Nem sequer se pode dizer que seja caso único: em 1970 Marvin Gaye gravou What’s Going On, que parte das mesmas premissas; em 1974, Lou Bond editaria o álbum homónimo, que também refletia sobre os mesmos assuntos; quase toda a obra de Curtis Mayfield é uma reflexão sobre a condição negra na América. Foi exatamente na viragem dos 60s para os 70s que os músicos negros se desviaram do comercialismo para usar a música como veículo para as suas reflexões sobre o que significava ser negro.
[ouça aqui na íntegra o álbum “There’s a Riot Goin’ On”, de Sly and the Family Stone:]
A visão de Sly era, contudo, particularmente dura, e essa dureza traduziu-se num disco que, ao contrário dos anteriores, não procurava ser solar – era escuro, anguloso, pesado, com uma produção que acentuava as sombras e o tornou, à época, um disco difícil de ouvir (e que dividiu a crítica). Hoje esta forma de criar e este tipo de produção são comuns – mas há 50 anos não era suposto ouvir-se o ruído da fita magnética, que ficou gasta, de tantos overdubs. Se precisarem de um exemplo de uma canção cuja produção, à época, confundiu os ouvintes basta ouvir “Spaced Cowboys”.
Isto não é o mesmo que dizer que There’s A Riot Goin’ On não tem canções imediatas – pode não ter canções explosivas, mas está cheio de canções brilhantes, a começar logo por “Luv N’ Haight”, uma abertura extraordinária, a que se segue a maravilhosa “Just like a baby” (que marca muito do r’n’b que foi feito nas décadas seguintes), passando pela genial “Family affair” (que não só tem uma linha de baixo extraordinária, como também exibe uma das melhores guitarras wah-wahs da história), ou por “(You caught me) smilin'”, com um uso perfeito dos coros naquela entrada em ascensão que é também o coro (um truque muito à Beatles e que ainda hoje é usado).

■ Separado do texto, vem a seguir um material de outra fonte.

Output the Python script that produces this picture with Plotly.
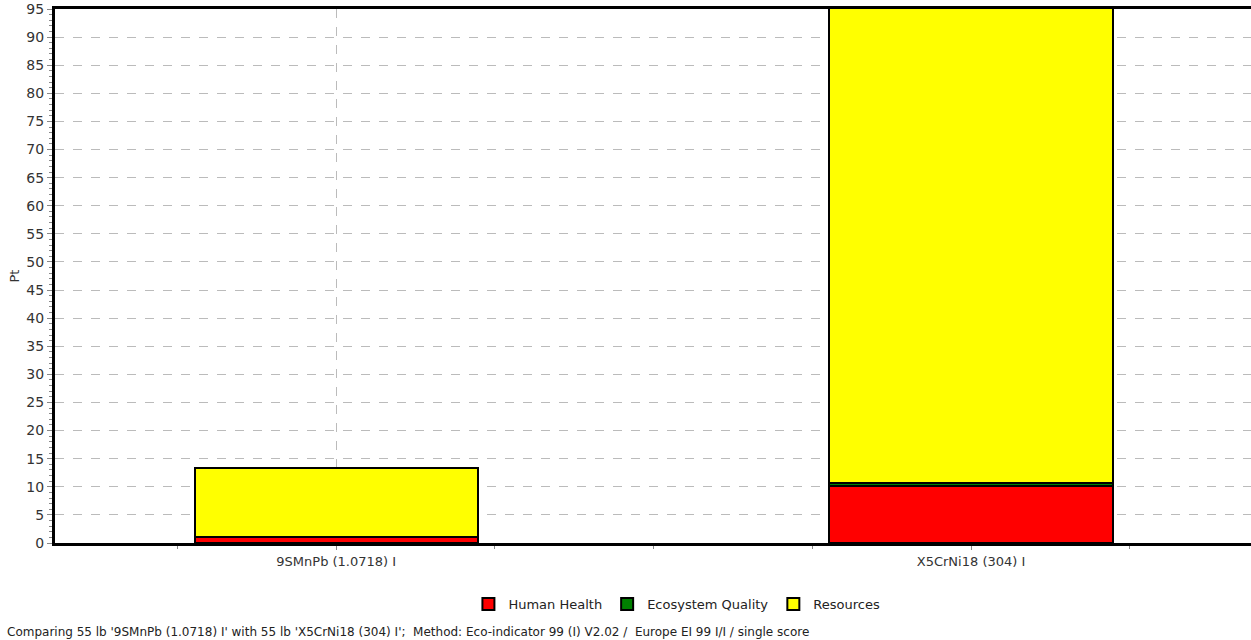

A ironia é que 50 anos depois, o r’n’b e o hip-hop são os reis da música popular, o que significa que a produção por camadas e a combinação de linhas de baixo gulosas com melodias delicadas de There’s A Riot Goin’ On estão mais presentes que nunca, e tornam-no mais acessível do que alguma vez foi.
As causas que servem de fundo a There’s A Riot Goin’ On continuam por resolver – mas, musicalmente, Sly é hoje mais vencedor que nunca.